I quickly grabbed him in my hands and the old lady who lives across gave me a plastic bag to carry it home. "Carry it home", you say? Yes, I say. Because I saved a kitten.

I could not tell you how fast I ran my way back home with the abandoned kitty in my hands. The sound of it's sad meows chipped away bits of my heart and I thought, "I'm going to take good care of you." Now, I'm not the biggest feline expert but I am well aware that the kitten's mother could've been out looking for food. However, after seeing his sibling being swarmed by flies, it's hard to imagine that their mother being gone for only a few hours. It must've been days.

Isn't there something wrong with this story? There is something very wrong. Firstly, these kittens were inside someone's lot. Next to the distressed kitty, lies a plastic plate of milk. Clearly, someone within the the lot placed it there - the gaps of the fence were too small for an outsider to do it. It's likely that the kittens' mother gave birth to them there and left but the lot's owner was able to just ignore that? To the point where one of them died? 

Another weird thing I notice was the reaction of the old lady that lived across from the lot. She was walking back from getting groceries when she noticed my mum and I assessing the kitten's situation. She said that "there were five of them but three died within the last few days." Isn't that so strange? She clearly knew but has done nothing about it. This was what saddened me the most.

As I was running back home with the kitten in the bag, I heard things from "why are you carrying a dirty cat" to "that is so disgusting". I was clearly labeled as, what Indonesians would say, aneh, because I was saving a kitten. Because I was saving a life, I was classed as weird. I'm sure if it was a human in need of rescuing, it would be the opposite. Or not... The doubt I have scares me.

Is it because they are afraid of responsibility? Or some commitment/association issues? Over a cat? It makes me really sad. What struck me was that I started to imagine what the little kitten was going through: the mother's abandonment, death of sibling in front his eyes, hunger, the cold... And I couldn't let it stay there. Maybe that's what the other people didn't feel... Sympathy.

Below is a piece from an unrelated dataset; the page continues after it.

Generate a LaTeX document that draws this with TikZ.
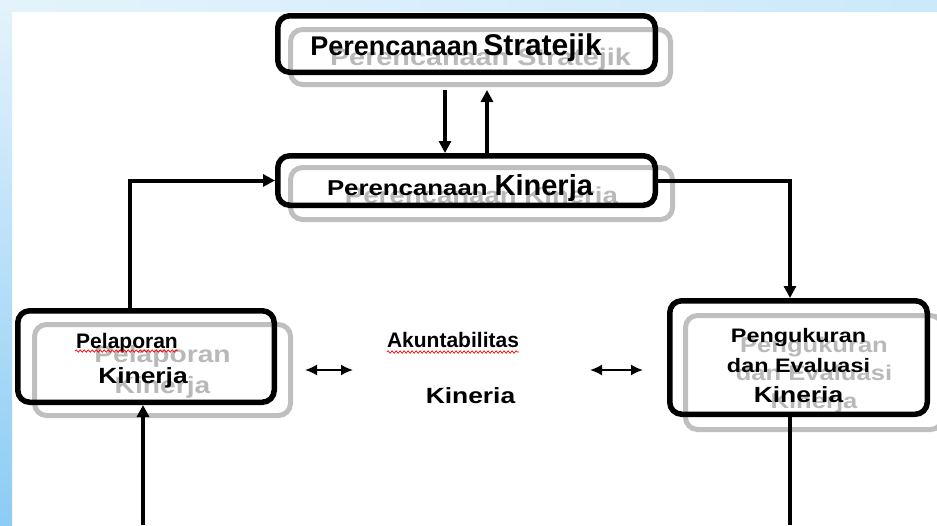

Once I brought it home, my domestic helper's 3 year-old son was excited about a new critter in the house. He wasn't scared nor was he disgusted - it was just another living and breathing thing... Like us. After my mum repeatedly said how the kitten had no mother and no milk, it shook something in him. All of a sudden he burst out crying and everyone rushed out thinking the kitten scratched him or something but really, he was just sympathizing for the kitten. The exact opposite of the people I encountered.

And this is a 3 year-old boy -  who can barely concise a proper sentence - feeling sad for the kitten. A boy who has hardly stepped out into the real world and with very little influence from other people, in fact. It just goes to show how much people can change you as you grow up. Mold you and shape you into society's "norms". It isn't bad but it sure isn't good, either.

I felt shunned from my own neighborhood but it's okay because I got something good out of it. I took the risk of taking him in and after only a day, Leap is looking much better.